▶ EXERCISE DETAILS: Copy the lines of the data below exactly, starting at the first and stopping after the line that contains "of vehicle gravity"; include no pictures.
# # # # # # #
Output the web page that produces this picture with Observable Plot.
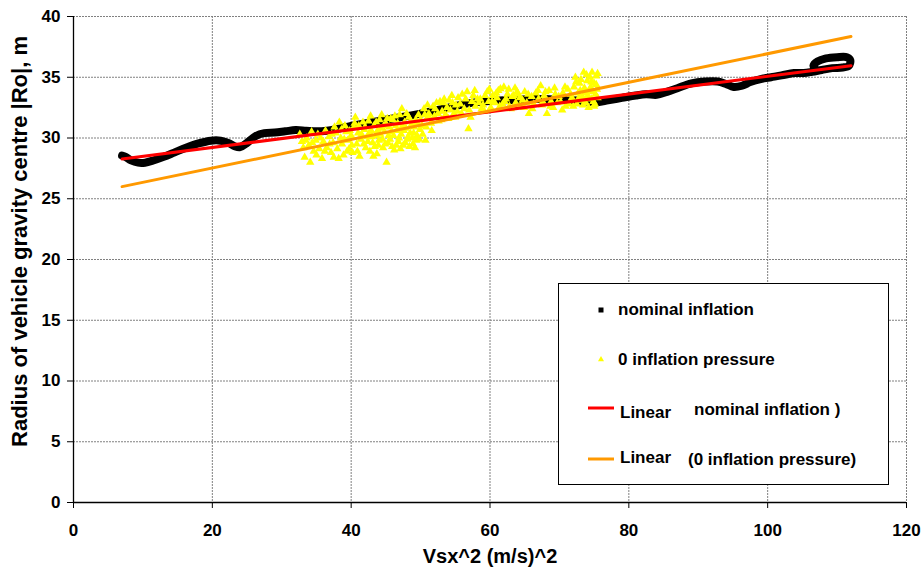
<!DOCTYPE html>
<html>
<head>
<meta charset="utf-8">
<script src="https://cdn.jsdelivr.net/npm/d3@7"></script>
<script src="https://cdn.jsdelivr.net/npm/@observablehq/plot@0.6"></script>
<style>
  body { margin: 0; background: #fff; }
  #chart { position: relative; width: 922px; height: 573px; font-family: Arial, "Liberation Sans", sans-serif; }
  #legend { position: absolute; left: 557.5px; top: 282.5px; }
</style>
</head>
<body>
<div id="chart"></div>
<script>
// ---- axis ticks and titles ----
const xTicks = [0, 20, 40, 60, 80, 100, 120];
const yTicks = [0, 5, 10, 15, 20, 25, 30, 35, 40];
const xTitle = "Vsx^2 (m/s)^2";
const yTitle = "Radius of vehicle gravity centre |Ro|, m";

// ---- series names (legend) ----
const seriesNames = ["nominal inflation", "0 inflation pressure"];
const fitNames = ["nominal inflation )", "(0 inflation pressure)"];
const fitPrefix = "Linear";

// ---- nominal inflation (black, dense markers tracing a path) [Vsx^2, R] ----
const nominalPoints = [
  [7.0, 28.55], [7.5, 28.45], [8.3, 28.15], [9.3, 27.97], [10.3, 27.97], [11.5, 28.15],
  [13.0, 28.45], [14.5, 28.8], [16.2, 29.2], [18.0, 29.55], [19.8, 29.78], [21.2, 29.78],
  [22.3, 29.6], [23.3, 29.3], [24.0, 29.25], [25.0, 29.6], [26.2, 30.15], [27.5, 30.4],
  [29.0, 30.45], [30.5, 30.55], [32.0, 30.65], [33.5, 30.6], [35.0, 30.55], [36.5, 30.6],
  [38.0, 30.75], [40.0, 31.0], [42.0, 31.2], [44.0, 31.4], [46.0, 31.6], [48.0, 31.8],
  [50.0, 32.0], [52.0, 32.25], [54.0, 32.5], [56.0, 32.75], [58.0, 32.95], [60.0, 33.05],
  [62.0, 33.1], [64.0, 33.15], [66.0, 33.2], [68.0, 33.2], [70.0, 33.15], [72.0, 33.1],
  [74.0, 33.0], [75.5, 32.95], [77.0, 33.1], [79.0, 33.3], [81.0, 33.5], [82.5, 33.6],
  [84.0, 33.55], [85.5, 33.8], [87.0, 34.1], [89.0, 34.5], [91.0, 34.65], [92.8, 34.65],
  [94.0, 34.45], [95.1, 34.2], [96.3, 34.3], [97.5, 34.6], [99.0, 34.85], [100.5, 35.0],
  [102.0, 35.15], [103.8, 35.35], [105.2, 35.35], [106.4, 35.45], [107.8, 35.6], [109.3, 35.75],
  [110.8, 35.8], [111.7, 35.95], [111.9, 36.4], [111.4, 36.65], [110.0, 36.65], [108.4, 36.55],
  [107.2, 36.3], [106.6, 35.95], [107.0, 35.6]
];

// ---- 0 inflation pressure (yellow triangles) [Vsx^2, R] ----
const zeroPoints = [
  [32.6, 30.3], [32.9, 29.7], [33.1, 29.2], [33.3, 28.4], [33.6, 30.0], [33.9, 29.4], [34.1, 28.0],
  [34.3, 30.5], [34.6, 28.9], [34.9, 29.8], [35.2, 30.3], [35.4, 29.1], [35.8, 28.3], [36.0, 29.7],
  [36.3, 30.6], [36.5, 29.2], [36.8, 30.1], [37.1, 28.8], [37.4, 29.6], [37.5, 28.4], [37.8, 30.4],
  [38.0, 29.1], [33.4, 29.8], [34.4, 29.6], [35.0, 28.6], [35.6, 30.0], [36.2, 28.9], [36.9, 29.5],
  [37.6, 30.9], [37.2, 30.3], [38.2, 28.3],
  [38.3, 31.3], [38.5, 30.0], [38.7, 29.5], [38.9, 28.6], [39.1, 31.0], [39.3, 30.5], [39.5, 29.8],
  [39.7, 29.1], [40.0, 30.2], [40.2, 28.8], [40.4, 30.9], [40.6, 31.7], [40.8, 29.5], [41.0, 30.4],
  [41.2, 28.5], [41.4, 29.9], [41.7, 31.3], [41.9, 30.7], [42.1, 29.2], [42.3, 30.1], [42.5, 31.4],
  [42.7, 28.9], [42.9, 30.6], [43.1, 29.6], [43.3, 31.0], [43.5, 30.2], [43.7, 28.7], [43.9, 29.4],
  [44.1, 31.5], [44.3, 30.8],
  [38.6, 30.7], [39.0, 29.9], [39.4, 28.9], [39.8, 30.6], [40.1, 29.4], [40.5, 31.2], [40.9, 28.9],
  [41.1, 31.0], [41.5, 30.3], [41.8, 29.5], [42.0, 30.9], [42.4, 29.7], [42.6, 30.4], [42.8, 31.8],
  [43.0, 30.1], [43.2, 28.5], [43.4, 29.3], [43.6, 31.3], [43.8, 30.6], [44.0, 29.8], [44.2, 30.3],
  [44.4, 31.9],
  [44.5, 29.9], [44.6, 29.2], [44.8, 30.5], [45.0, 31.2], [45.1, 28.0], [45.3, 29.6], [45.5, 30.9],
  [45.7, 31.6], [45.9, 29.3], [46.1, 30.2], [46.2, 29.0], [46.4, 31.0], [46.6, 30.6], [46.8, 29.7],
  [47.0, 31.9], [47.2, 30.3], [47.3, 32.4], [47.5, 29.4], [47.7, 31.3], [47.9, 30.8], [48.1, 29.9],
  [48.3, 31.7], [48.5, 30.4], [48.7, 31.1], [48.9, 29.5], [49.1, 30.9], [49.3, 31.5], [49.5, 30.2],
  [49.7, 31.9], [49.9, 30.7], [44.7, 31.0], [45.4, 30.2], [46.0, 31.5], [46.9, 30.0], [47.6, 30.6],
  [48.2, 30.1], [48.8, 30.0], [49.4, 29.8],
  [44.9, 29.5], [45.2, 31.6], [45.6, 29.9], [45.8, 30.5], [46.3, 31.8], [46.5, 29.4], [46.7, 31.2],
  [47.1, 29.1], [47.4, 31.0], [47.8, 29.6], [48.0, 32.0], [48.4, 29.3], [48.6, 31.4], [49.0, 30.4],
  [49.2, 29.2], [49.6, 31.2], [49.8, 29.9],
  [50.2, 31.0], [50.5, 32.4], [50.7, 29.8], [50.9, 31.6], [51.2, 32.0], [51.5, 31.2], [51.8, 32.6],
  [52.0, 31.8], [52.3, 32.9], [52.6, 31.4], [52.8, 33.0], [53.1, 32.2], [53.3, 32.9], [53.6, 31.9],
  [53.8, 32.5], [54.1, 33.1], [54.3, 32.3], [54.5, 33.5], [54.8, 32.0], [55.1, 32.7], [55.4, 33.3],
  [55.7, 32.8], [56.0, 33.6], [56.3, 32.4],
  [50.0, 31.5], [50.3, 30.3], [50.6, 31.9], [50.8, 30.9], [51.0, 32.7], [51.3, 31.6], [51.6, 30.6],
  [52.1, 32.4], [52.5, 32.0], [53.0, 31.5], [53.4, 33.2], [54.0, 31.6], [54.6, 32.9], [55.0, 31.7],
  [55.3, 32.2], [55.9, 32.0],
  [56.7, 33.8], [56.9, 30.75], [57.2, 31.7], [57.4, 33.0], [57.6, 33.5], [57.9, 32.6], [58.2, 33.2],
  [58.6, 33.2], [58.8, 32.4], [59.0, 32.7], [59.3, 33.5], [59.6, 33.8], [59.8, 33.0], [60.1, 32.5],
  [60.4, 33.5], [60.7, 32.9], [61.0, 33.3], [61.2, 33.9], [61.5, 34.05], [61.8, 32.8], [62.0, 34.2],
  [62.3, 33.2], [62.5, 33.6], [62.8, 32.6], [63.2, 33.4], [63.4, 33.5], [63.7, 32.9], [63.9, 33.8],
  [56.5, 33.2], [57.0, 32.3], [57.8, 33.9], [58.4, 32.9], [59.2, 32.2], [59.9, 34.0], [60.3, 33.0],
  [60.9, 33.7], [61.4, 32.6], [62.1, 33.0], [62.7, 34.0], [63.0, 32.4], [63.6, 34.1],
  [64.1, 33.6], [64.4, 32.6], [64.7, 33.1], [65.0, 33.8], [65.3, 32.9], [65.6, 32.0], [66.0, 33.4],
  [66.3, 32.8], [66.6, 33.7], [67.0, 33.2], [67.3, 34.3], [67.5, 32.7], [67.8, 33.5], [68.2, 32.0],
  [68.5, 33.9], [68.8, 33.0], [69.1, 32.5], [69.4, 33.6], [69.9, 33.4],
  [64.3, 33.3], [64.9, 32.5], [65.5, 33.6], [66.1, 32.4], [66.9, 33.9], [67.6, 33.0], [68.0, 33.8],
  [68.7, 32.6], [69.3, 34.1], [69.7, 32.9],
  [70.2, 32.95], [70.5, 33.7], [70.9, 32.6], [71.2, 34.0], [71.4, 32.8], [71.8, 33.3], [72.1, 34.2],
  [72.3, 35.0], [72.5, 32.8], [72.7, 33.7], [72.9, 34.5], [73.0, 33.9], [73.2, 33.1], [73.3, 33.4],
  [73.5, 35.4], [73.6, 34.1], [73.8, 32.9], [74.0, 34.7], [74.1, 33.5], [74.2, 32.5], [74.4, 35.0],
  [74.5, 34.2], [74.6, 33.2], [74.7, 35.4], [74.8, 33.8], [74.9, 33.0], [75.0, 34.5], [75.1, 32.8],
  [75.2, 33.6], [75.3, 35.1], [75.4, 34.0], [75.5, 33.3],
  [70.4, 32.3], [70.8, 34.2], [71.6, 33.6], [72.0, 32.6], [72.4, 34.6], [72.8, 33.3], [73.1, 34.8],
  [73.4, 32.7], [73.7, 33.7], [73.9, 35.2], [74.3, 33.9], [74.6, 34.6], [75.0, 32.6], [75.3, 34.4],
  [75.5, 35.3]
];

// ---- linear trend lines (end points) ----
const fitX = [7.0, 112.0];
const fitNominalY = [28.27, 35.95];
const fitZeroY = [26.0, 38.35];

// ---- colours ----
const colNominal = "#000000";
const colZero = "#FFFF00";
const colFitNominal = "#FF0000";
const colFitZero = "#FF9900";

const fitNominal = fitX.map((x, i) => ({x, y: fitNominalY[i]}));
const fitZero = fitX.map((x, i) => ({x, y: fitZeroY[i]}));

const gridStyle = {stroke: "#808080", strokeOpacity: 1, strokeWidth: 1, strokeDasharray: "2,1"};

const plot = Plot.plot({
  width: 922,
  height: 573,
  marginLeft: 73,
  marginRight: 16,
  marginTop: 16,
  marginBottom: 71,
  style: {fontFamily: 'Arial, "Liberation Sans", sans-serif', fontSize: "17px", fontWeight: "bold", color: "#000", background: "#fff"},
  x: {domain: [0, 120]},
  y: {domain: [0, 40]},
  marks: [
    Plot.gridX(xTicks, gridStyle),
    Plot.gridY(yTicks, gridStyle),
    Plot.line(nominalPoints, {x: d => d[0], y: d => d[1], stroke: colNominal, strokeWidth: 8, curve: "catmull-rom", strokeLinejoin: "round"}),
    Plot.dot(zeroPoints, {x: d => d[0], y: d => d[1], symbol: "triangle", r: 3.1, fill: colZero, stroke: "none"}),
    Plot.line(fitNominal, {x: "x", y: "y", stroke: colFitNominal, strokeWidth: 3}),
    Plot.line(fitZero, {x: "x", y: "y", stroke: colFitZero, strokeWidth: 3}),
    Plot.ruleX([0], {stroke: "#000", strokeWidth: 1.3}),
    Plot.ruleY([0], {stroke: "#000", strokeWidth: 1.3}),
    Plot.axisX({ticks: xTicks, tickSize: 6, tickPadding: 15, label: null}),
    Plot.axisY({ticks: yTicks, tickSize: 6, tickPadding: 7, label: null}),
    Plot.text([xTitle], {text: d => d, frameAnchor: "bottom", dy: 60, fontSize: 20, fontWeight: "bold"}),
    Plot.text([yTitle], {text: d => d, frameAnchor: "left", textAnchor: "middle", dx: -54, dy: -18, rotate: -90, fontSize: 22, fontWeight: "bold"})
  ]
});
document.getElementById("chart").appendChild(plot);

// ---- legend (inside plot area) ----
const lg = d3.select("#chart").append("svg")
  .attr("id", "legend")
  .attr("width", 332).attr("height", 203)
  .style("font-family", 'Arial, "Liberation Sans", sans-serif')
  .style("font-weight", "bold")
  .style("font-size", "17px");
lg.append("rect").attr("x", 0.5).attr("y", 0.5).attr("width", 330).attr("height", 201)
  .attr("fill", "#fff").attr("stroke", "#000").attr("stroke-width", 1);
lg.append("rect").attr("x", 40.5).attr("y", 24.5).attr("width", 5).attr("height", 5).attr("fill", colNominal);
lg.append("text").attr("x", 60).attr("y", 32).text(seriesNames[0]);
lg.append("path").attr("d", d3.symbol(d3.symbolTriangle, 16)()).attr("transform", "translate(43,76.5)").attr("fill", colZero);
lg.append("text").attr("x", 60).attr("y", 82).text(seriesNames[1]);
lg.append("line").attr("x1", 30).attr("x2", 56).attr("y1", 125).attr("y2", 125).attr("stroke", colFitNominal).attr("stroke-width", 3);
lg.append("text").attr("x", 62).attr("y", 134.5).text(fitPrefix);
lg.append("text").attr("x", 136).attr("y", 132).text(fitNames[0]);
lg.append("line").attr("x1", 30).attr("x2", 56).attr("y1", 176).attr("y2", 176).attr("stroke", colFitZero).attr("stroke-width", 3);
lg.append("text").attr("x", 62).attr("y", 180).text(fitPrefix);
lg.append("text").attr("x", 130).attr("y", 182).text(fitNames[1]);
</script>
</body>
</html>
# # # # # # #
▶ OUTPUT FOR THIS EXERCISE:
Output the web page that produces this picture with Observable Plot.
<!DOCTYPE html>
<html>
<head>
<meta charset="utf-8">
<script src="https://cdn.jsdelivr.net/npm/d3@7"></script>
<script src="https://cdn.jsdelivr.net/npm/@observablehq/plot@0.6"></script>
<style>
  body { margin: 0; background: #fff; }
  #chart { position: relative; width: 922px; height: 573px; font-family: Arial, "Liberation Sans", sans-serif; }
  #legend { position: absolute; left: 557.5px; top: 282.5px; }
</style>
</head>
<body>
<div id="chart"></div>
<script>
// ---- axis ticks and titles ----
const xTicks = [0, 20, 40, 60, 80, 100, 120];
const yTicks = [0, 5, 10, 15, 20, 25, 30, 35, 40];
const xTitle = "Vsx^2 (m/s)^2";
const yTitle = "Radius of vehicle gravity centre |Ro|, m";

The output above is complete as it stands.